======== Data supplied ========

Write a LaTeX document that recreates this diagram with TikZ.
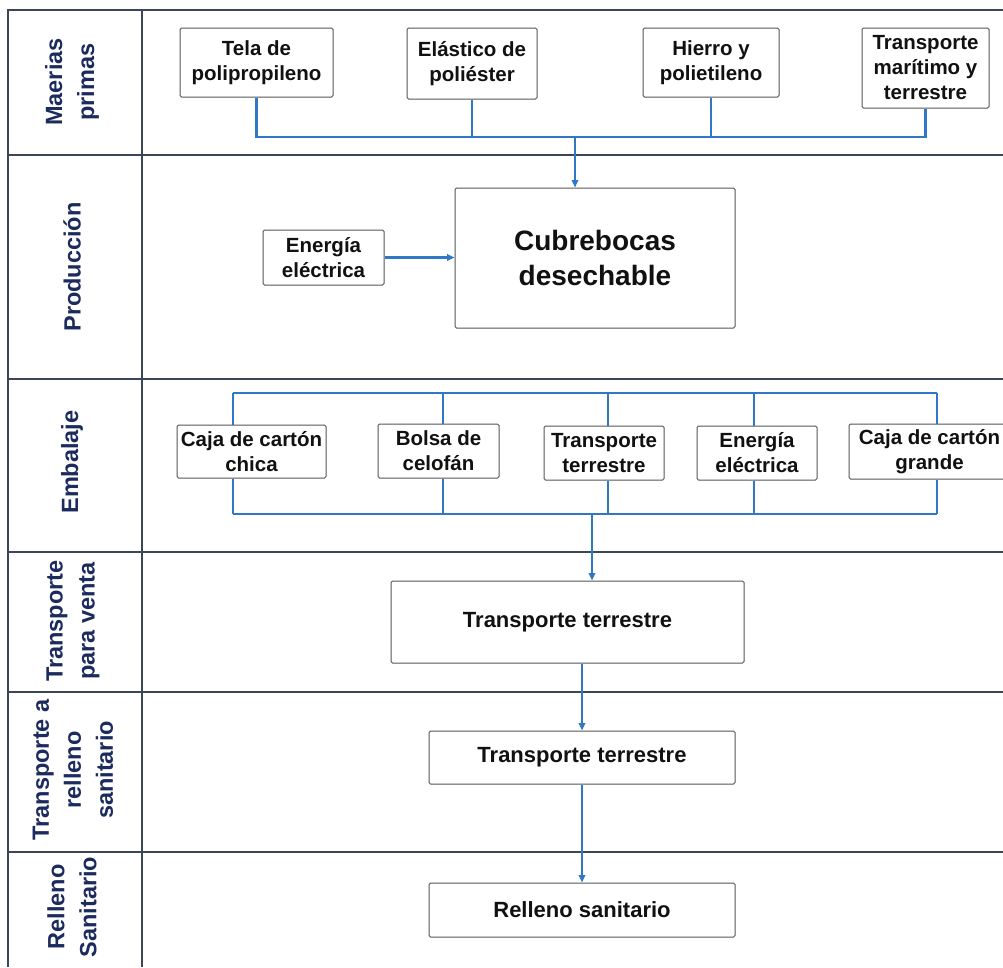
\documentclass[tikz,border=0pt]{standalone}
\usepackage{fontspec}
\setmainfont{Liberation Sans}
\usetikzlibrary{arrows.meta}
\definecolor{lanecol}{HTML}{3B4656}
\definecolor{headcol}{HTML}{1C2B5E}
\definecolor{linkcol}{HTML}{2F78C4}
\definecolor{boxcol}{HTML}{555555}
\definecolor{txtcol}{HTML}{111111}
\tikzset{
  lane/.style={draw=lanecol, line width=1.3pt},
  head/.style={rotate=90, align=center, text=headcol, inner sep=0pt,
               font=\bfseries\fontsize{23.5}{32}\selectfont},
  box/.style={draw=boxcol, line width=1pt, rounded corners=1.5pt, fill=white,
              align=center, inner sep=0pt, text=txtcol,
              font=\bfseries\fontsize{20.5}{25}\selectfont},
  bigbox/.style={box, font=\bfseries\fontsize{22}{27}\selectfont},
  conn/.style={draw=linkcol, line width=2.2pt},
  arr/.style={conn, -{Triangle[length=7.5pt,width=6.5pt]}},
}
\begin{document}
\begin{tikzpicture}[x=1pt,y=-1pt]
\useasboundingbox[fill=white] (0,0) rectangle (1003,967);

% swimlane grid
\draw[lane] (8,967) -- (8,10) -- (1003,10);
\draw[lane] (142,10) -- (142,967);
\foreach \yy in {155,379,552,692,852}
  \draw[lane] (8,\yy) -- (1003,\yy);

% lane titles
\node[head] (h1) at (72,82)  {Maerias\\primas};
\node[head] (h2) at (72,267) {Producción};
\node[head] (h3) at (72,462) {Embalaje};
\node[head] (h4) at (73,621) {Transporte\\para venta};
\node[head] (h5) at (73,770) {Transporte a\\relleno\\sanitario};
\node[head] (h6) at (72,907) {Relleno\\Sanitario};

% raw materials
\node[box, minimum width=153pt, minimum height=69pt] (tela)   at (256.5,62.5) {Tela de\\polipropileno};
\node[box, minimum width=130pt, minimum height=71pt] (elas)   at (472,63.5)   {Elástico de\\poliéster};
\node[box, minimum width=136pt, minimum height=69pt] (hierro) at (711,62.5)   {Hierro y\\polietileno};
\node[box, minimum width=127pt, minimum height=80pt] (tmar)   at (925.5,68)   {Transporte\\marítimo y\\terrestre};

\coordinate (mpbus) at (575,137);
\draw[conn] (tela.south)   |- (mpbus);
\draw[conn] (elas.south)   |- (mpbus);
\draw[conn] (hierro.south) |- (mpbus);
\draw[conn] (tmar.south)   |- (mpbus);

% production
\node[box, minimum width=280pt, minimum height=140pt,
      font=\bfseries\fontsize{28}{35}\selectfont] (cubre) at (595,258) {Cubrebocas\\desechable};
\node[box, minimum width=121pt, minimum height=55pt] (energ1) at (323.5,257.5) {Energía\\eléctrica};
\draw[arr] (mpbus) -- (cubre.north -| mpbus);
\draw[arr] (energ1.east) -- (cubre.west |- energ1.east);

% packaging
\node[box, minimum width=149pt, minimum height=53pt] (cajaC)  at (251.5,451.5) {Caja de cartón\\chica};
\node[box, minimum width=121pt, minimum height=54pt] (bolsa)  at (438.5,451)   {Bolsa de\\celofán};
\node[box, minimum width=120pt, minimum height=54pt] (tterr)  at (604,453)     {Transporte\\terrestre};
\node[box, minimum width=120pt, minimum height=54pt] (energ2) at (757,453)     {Energía\\eléctrica};
\node[box, minimum width=161pt, minimum height=55pt] (cajaG)  at (929.5,451.5) {Caja de cartón\\grande};

\coordinate (t1) at (233,393); \coordinate (b1) at (233,514);
\coordinate (t2) at (443,393); \coordinate (b2) at (443,514);
\coordinate (t3) at (608,393); \coordinate (b3) at (608,514);
\coordinate (t4) at (754,393); \coordinate (b4) at (754,514);
\coordinate (t5) at (937,393); \coordinate (b5) at (937,514);
\draw[conn] (t1) -- (t5);
\draw[conn] (b1) -- (b5);
\draw[conn] (t1) -- (cajaC.north -| t1);  \draw[conn] (cajaC.south -| b1) -- (b1);
\draw[conn] (t2) -- (bolsa.north -| t2);  \draw[conn] (bolsa.south -| b2) -- (b2);
\draw[conn] (t3) -- (tterr.north -| t3);  \draw[conn] (tterr.south -| b3) -- (b3);
\draw[conn] (t4) -- (energ2.north -| t4); \draw[conn] (energ2.south -| b4) -- (b4);
\draw[conn] (t5) -- (cajaG.north -| t5);  \draw[conn] (cajaG.south -| b5) -- (b5);

% distribution and disposal
\node[bigbox, minimum width=353pt, minimum height=82pt] (venta) at (567.5,622) {Transporte terrestre};
\node[bigbox, minimum width=306pt, minimum height=53pt] (ttr2)  at (582,757.5) {Transporte terrestre};
\node[bigbox, minimum width=306pt, minimum height=54pt] (rell)  at (582,910)   {Relleno sanitario};

\coordinate (pkout) at (592,514);
\draw[arr] (pkout) -- (venta.north -| pkout);
\draw[arr] (venta.south -| ttr2.north) -- (ttr2.north);
\draw[arr] (ttr2.south) -- (rell.north);
\end{tikzpicture}
\end{document}
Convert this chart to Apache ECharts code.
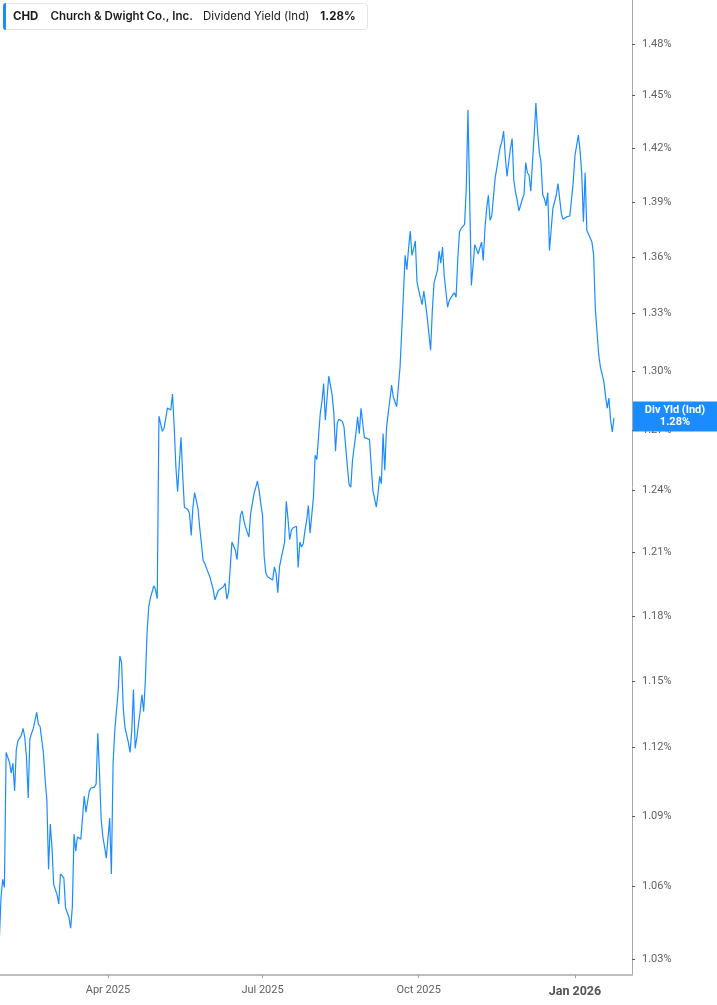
<!DOCTYPE html>
<html><head><meta charset="utf-8">
<script src="https://cdn.jsdelivr.net/npm/echarts@6/dist/echarts.min.js"></script>
<style>html,body{margin:0;padding:0;background:#fff;}#chart{width:717px;height:1005px;}</style>
</head><body><div id="chart"></div>
<script>
const ticker = 'CHD';
const company = 'Church & Dwight Co., Inc.';
const metric = 'Dividend Yield (Ind)';
const tagName = 'Div Yld (Ind)';

const dates = [
'2025-01-27','2025-01-28','2025-01-29','2025-01-30','2025-01-31','2025-02-02','2025-02-03','2025-02-04','2025-02-05','2025-02-06',
'2025-02-07','2025-02-09','2025-02-10','2025-02-11','2025-02-12','2025-02-13','2025-02-14','2025-02-16','2025-02-17','2025-02-18',
'2025-02-19','2025-02-20','2025-02-22','2025-02-23','2025-02-24','2025-02-25','2025-02-26','2025-02-27','2025-02-28','2025-03-02',
'2025-03-03','2025-03-04','2025-03-05','2025-03-06','2025-03-07','2025-03-09','2025-03-10','2025-03-11','2025-03-12','2025-03-13',
'2025-03-14','2025-03-16','2025-03-17','2025-03-18','2025-03-19','2025-03-20','2025-03-21','2025-03-22','2025-03-24','2025-03-25',
'2025-03-26','2025-03-27','2025-03-28','2025-03-29','2025-03-30','2025-03-31','2025-04-02','2025-04-03','2025-04-04','2025-04-05',
'2025-04-07','2025-04-08','2025-04-09','2025-04-10','2025-04-11','2025-04-13','2025-04-14','2025-04-15','2025-04-16','2025-04-17',
'2025-04-18','2025-04-19','2025-04-20','2025-04-21','2025-04-22','2025-04-23','2025-04-24','2025-04-25','2025-04-26','2025-04-27',
'2025-04-28','2025-04-29','2025-04-30','2025-05-01','2025-05-03','2025-05-04','2025-05-05','2025-05-06','2025-05-07','2025-05-08',
'2025-05-09','2025-05-10','2025-05-11','2025-05-12','2025-05-13','2025-05-14','2025-05-15','2025-05-16','2025-05-18','2025-05-19',
'2025-05-20','2025-05-21','2025-05-22','2025-05-24','2025-05-25','2025-05-26','2025-05-27','2025-05-28','2025-05-29','2025-05-31',
'2025-06-02','2025-06-03','2025-06-05','2025-06-06','2025-06-08','2025-06-09','2025-06-10','2025-06-11','2025-06-12','2025-06-13',
'2025-06-15','2025-06-16','2025-06-18','2025-06-19','2025-06-20','2025-06-21','2025-06-22','2025-06-23','2025-06-24','2025-06-26',
'2025-06-28','2025-06-29','2025-06-30','2025-07-01','2025-07-02','2025-07-03','2025-07-04','2025-07-05','2025-07-07','2025-07-08',
'2025-07-09','2025-07-10','2025-07-11','2025-07-12','2025-07-13','2025-07-14','2025-07-15','2025-07-16','2025-07-17','2025-07-18',
'2025-07-19','2025-07-21','2025-07-22','2025-07-23','2025-07-24','2025-07-25','2025-07-26','2025-07-27','2025-07-28','2025-07-29',
'2025-07-31','2025-08-01','2025-08-02','2025-08-03','2025-08-04','2025-08-05','2025-08-06','2025-08-07','2025-08-08','2025-08-09',
'2025-08-10','2025-08-11','2025-08-12','2025-08-13','2025-08-14','2025-08-15','2025-08-17','2025-08-18','2025-08-20','2025-08-21',
'2025-08-22','2025-08-23','2025-08-25','2025-08-26','2025-08-27','2025-08-28','2025-08-30','2025-08-31','2025-09-02','2025-09-03',
'2025-09-04','2025-09-06','2025-09-07','2025-09-08','2025-09-09','2025-09-10','2025-09-11','2025-09-12','2025-09-13','2025-09-14',
'2025-09-15','2025-09-16','2025-09-18','2025-09-19','2025-09-20','2025-09-21','2025-09-22','2025-09-23','2025-09-24','2025-09-25',
'2025-09-26','2025-09-27','2025-09-28','2025-09-29','2025-09-30','2025-10-01','2025-10-03','2025-10-04','2025-10-05','2025-10-06',
'2025-10-08','2025-10-09','2025-10-10','2025-10-11','2025-10-12','2025-10-13','2025-10-14','2025-10-15','2025-10-16','2025-10-18',
'2025-10-19','2025-10-21','2025-10-22','2025-10-23','2025-10-24','2025-10-25','2025-10-26','2025-10-28','2025-10-29','2025-10-30',
'2025-10-31','2025-11-01','2025-11-02','2025-11-03','2025-11-05','2025-11-06','2025-11-07','2025-11-08','2025-11-09','2025-11-10',
'2025-11-11','2025-11-12','2025-11-13','2025-11-14','2025-11-15','2025-11-16','2025-11-17','2025-11-18','2025-11-19','2025-11-20',
'2025-11-21','2025-11-22','2025-11-23','2025-11-24','2025-11-25','2025-11-26','2025-11-27','2025-11-28','2025-11-29','2025-11-30',
'2025-12-01','2025-12-02','2025-12-03','2025-12-04','2025-12-05','2025-12-06','2025-12-07','2025-12-08','2025-12-09','2025-12-10',
'2025-12-11','2025-12-12','2025-12-13','2025-12-14','2025-12-15','2025-12-16','2025-12-17','2025-12-19','2025-12-20','2025-12-21',
'2025-12-22','2025-12-24','2025-12-25','2025-12-26','2025-12-27','2025-12-29','2025-12-31','2026-01-01','2026-01-03','2026-01-04',
'2026-01-05','2026-01-06','2026-01-07','2026-01-08','2026-01-09','2026-01-11','2026-01-12','2026-01-13','2026-01-15','2026-01-16',
'2026-01-18','2026-01-19','2026-01-20','2026-01-21','2026-01-22','2026-01-23','2026-01-24'
];

const yieldPct = [
1.0378,1.0555,1.0630,1.0596,1.1178,1.1135,1.1087,1.1130,1.1009,1.1191,
1.1231,1.1254,1.1285,1.1245,1.1157,1.0978,1.1240,1.1285,1.1321,1.1357,
1.1303,1.1294,1.1174,1.1057,1.0970,1.0673,1.0866,1.0767,1.0609,1.0566,
1.0527,1.0653,1.0657,1.0636,1.0510,1.0473,1.0427,1.0514,1.0823,1.0750,
1.0810,1.0801,1.0793,1.0987,1.0917,1.0917,1.1009,1.1022,1.1026,1.1039,
1.1263,1.1087,1.0883,1.0810,1.0767,1.0720,1.0891,1.0653,1.1130,1.1276,
1.1455,1.1613,1.1584,1.1375,1.1290,1.1222,1.1178,1.1276,1.1460,1.1196,
1.1245,1.1307,1.1366,1.1437,1.1361,1.1500,1.1720,1.1842,1.1884,1.1913,
1.1941,1.1922,1.1880,1.2771,1.2695,1.2710,1.2720,1.2812,1.2822,1.2802,
1.2883,1.2715,1.2515,1.2395,1.2535,1.2665,1.2475,1.2318,1.2308,1.2289,
1.2182,1.2318,1.2390,1.2313,1.2221,1.2144,1.2063,1.2048,1.2025,1.1983,
1.1922,1.1875,1.1919,1.1914,1.1937,1.1953,1.1878,1.1909,1.1914,1.2150,
1.2110,1.2066,1.2279,1.2300,1.2255,1.2222,1.2198,1.2174,1.2287,1.2384,
1.2447,1.2400,1.2336,1.2279,1.2078,1.2000,1.1984,1.1977,1.1969,1.2031,
1.2000,1.1909,1.2031,1.2071,1.2110,1.2150,1.2348,1.2263,1.2161,1.2206,
1.2219,1.2226,1.2028,1.2150,1.2126,1.2142,1.2206,1.2255,1.2327,1.2193,
1.2368,1.2575,1.2554,1.2667,1.2785,1.2844,1.2937,1.2751,1.2742,1.2975,
1.2929,1.2878,1.2785,1.2595,1.2736,1.2756,1.2744,1.2717,1.2517,1.2429,
1.2417,1.2550,1.2683,1.2768,1.2683,1.2811,1.2663,1.2658,1.2654,1.2647,
1.2400,1.2319,1.2384,1.2470,1.2434,1.2683,1.2500,1.2708,1.2785,1.2853,
1.2929,1.2870,1.2819,1.2819,1.3022,1.3212,1.3406,1.3611,1.3534,1.3647,
1.3743,1.3611,1.3647,1.3689,1.3468,1.3423,1.3348,1.3420,1.3355,1.3281,
1.3109,1.3316,1.3462,1.3455,1.3530,1.3634,1.3569,1.3656,1.3504,1.3334,
1.3370,1.3400,1.3411,1.3387,1.3593,1.3738,1.3757,1.3779,1.3976,1.4419,
1.4425,1.3450,1.3556,1.3669,1.3620,1.3615,1.3683,1.3584,1.3757,1.3866,
1.3939,1.3802,1.3825,1.3929,1.4035,1.4091,1.4152,1.4208,1.4240,1.4298,
1.4152,1.4044,1.4124,1.4198,1.4256,1.4022,1.3957,1.3911,1.3853,1.3884,
1.3917,1.3943,1.4121,1.4064,1.4050,1.3961,1.4124,1.4275,1.4458,1.4294,
1.4179,1.4124,1.3943,1.3920,1.3880,1.3954,1.3638,1.3866,1.3869,1.3939,
1.4004,1.3838,1.3807,1.3814,1.3820,1.3825,1.4013,1.4160,1.4275,1.4189,
1.4059,1.3793,1.4064,1.3747,1.3753,1.3683,1.3615,1.3325,1.3086,1.3022,
1.2948,1.2874,1.2812,1.2863,1.2751,1.2692,1.2763
];

const yTickValues = [1.03,1.06,1.09,1.12,1.15,1.18,1.21,1.24,1.27,1.30,1.33,1.36,1.39,1.42,1.45,1.48];
const xTickDates = ['2025-04-01','2025-07-01','2025-10-01','2026-01-01'];
const monthNames = ['Jan','Feb','Mar','Apr','May','Jun','Jul','Aug','Sep','Oct','Nov','Dec'];

const xMinDate = '2025-01-27T09:36:00';
const xMaxDate = '2026-02-03T14:24:00';
const yMin = 1.0235;
const yMax = 1.506;

const lineColor = '#1a8cff';
const toTime = s => new Date(s.length === 10 ? s + 'T00:00:00' : s).getTime();
const lastValue = yieldPct[yieldPct.length - 1];
const seriesData = dates.map((d, i) => [toTime(d), yieldPct[i]]);
const xTickTimes = xTickDates.map(toTime);

const chart = echarts.init(document.getElementById('chart'), null, {renderer: 'canvas'});
chart.setOption({
  animation: false,
  backgroundColor: '#ffffff',
  title: {
    left: 3, top: 3,
    padding: [0, 12, 0, 0],
    backgroundColor: '#ffffff',
    borderColor: '#e3e3e3', borderWidth: 1, borderRadius: 3,
    text: '{bar|}{t|' + ticker + '}{n|' + company + '}{m|' + metric + '}{v|' + lastValue.toFixed(2) + '%}',
    textStyle: {
      fontFamily: 'Inter', fontSize: 11.5, color: '#1b1b1b',
      rich: {
        bar: {width: 3, height: 27, backgroundColor: lineColor, borderRadius: [3, 0, 0, 3]},
        t: {fontFamily: 'Inter', fontSize: 11.5, fontWeight: 'bold', color: '#1b1b1b', padding: [0, 0, 0, 7], lineHeight: 27},
        n: {fontFamily: 'Inter', fontSize: 11.5, fontWeight: 600, color: '#1b1b1b', padding: [0, 0, 0, 12], lineHeight: 27},
        m: {fontFamily: 'Inter', fontSize: 11.5, fontWeight: 'normal', color: '#1b1b1b', padding: [0, 0, 0, 10], lineHeight: 27},
        v: {fontFamily: 'Inter', fontSize: 11.5, fontWeight: 'bold', color: '#1b1b1b', padding: [0, 0, 0, 11], lineHeight: 27}
      }
    }
  },
  grid: {left: 0, right: 85, top: 0, bottom: 30, containLabel: false},
  xAxis: {
    type: 'value',
    min: toTime(xMinDate), max: toTime(xMaxDate),
    splitLine: {show: false},
    axisLine: {show: true, lineStyle: {color: '#bdbdbd', width: 2}},
    axisTick: {show: true, length: 3, customValues: xTickTimes, lineStyle: {color: '#a0a0a0'}},
    axisLabel: {
      customValues: xTickTimes,
      margin: 10,
      fontFamily: 'Roboto', fontSize: 11, color: '#5f5f5f',
      hideOverlap: false,
      formatter: function (value) {
        const d = new Date(value);
        const s = monthNames[d.getMonth()] + ' ' + d.getFullYear();
        return d.getMonth() === 0 ? '{b|' + s + '}' : s;
      },
      rich: {b: {fontFamily: 'Roboto', fontSize: 12.5, fontWeight: 'bold', color: '#555'}}
    }
  },
  yAxis: {
    type: 'log',
    logBase: 10,
    position: 'right',
    min: yMin, max: yMax,
    splitLine: {show: false},
    axisLine: {show: true, lineStyle: {color: '#a8a8a8', width: 1}},
    axisTick: {show: true, inside: false, length: 3, customValues: yTickValues, lineStyle: {color: '#555'}},
    axisLabel: {
      customValues: yTickValues,
      margin: 10,
      fontFamily: 'Roboto', fontSize: 11, color: '#5f5f5f',
      formatter: v => Number(v).toFixed(2) + '%'
    }
  },
  series: [{
    type: 'line',
    data: seriesData,
    showSymbol: false,
    symbol: 'none',
    lineStyle: {color: lineColor, width: 1.2},
    itemStyle: {color: lineColor},
    markLine: {
      silent: true,
      symbol: 'none',
      lineStyle: {color: 'rgba(0,0,0,0)', width: 0, opacity: 1},
      data: [{yAxis: lastValue}],
      label: {
        show: true,
        opacity: 1,
        position: 'end',
        distance: 1,
        offset: [0, 6],
        backgroundColor: lineColor,
        padding: [3, 8, 3, 8],
        formatter: '{a|' + tagName + '}\n{a|' + lastValue.toFixed(2) + '%}',
        rich: {a: {fontFamily: 'Roboto', fontSize: 11, fontWeight: 'bold', color: '#ffffff', width: 68, align: 'center', lineHeight: 12}}
      }
    }
  }]
});
</script>
</body></html>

========

* [Task goal] Quote only the lines running from the line with "Convert this chart to Apache ECharts code." to the line with "const tagName = 'Div Yld (Ind)';", ends included, exactly as they appear and without the pictures.

* [Answer to the problem]
Convert this chart to Apache ECharts code.
<!DOCTYPE html>
<html><head><meta charset="utf-8">
<script src="https://cdn.jsdelivr.net/npm/echarts@6/dist/echarts.min.js"></script>
<style>html,body{margin:0;padding:0;background:#fff;}#chart{width:717px;height:1005px;}</style>
</head><body><div id="chart"></div>
<script>
const ticker = 'CHD';
const company = 'Church & Dwight Co., Inc.';
const metric = 'Dividend Yield (Ind)';
const tagName = 'Div Yld (Ind)';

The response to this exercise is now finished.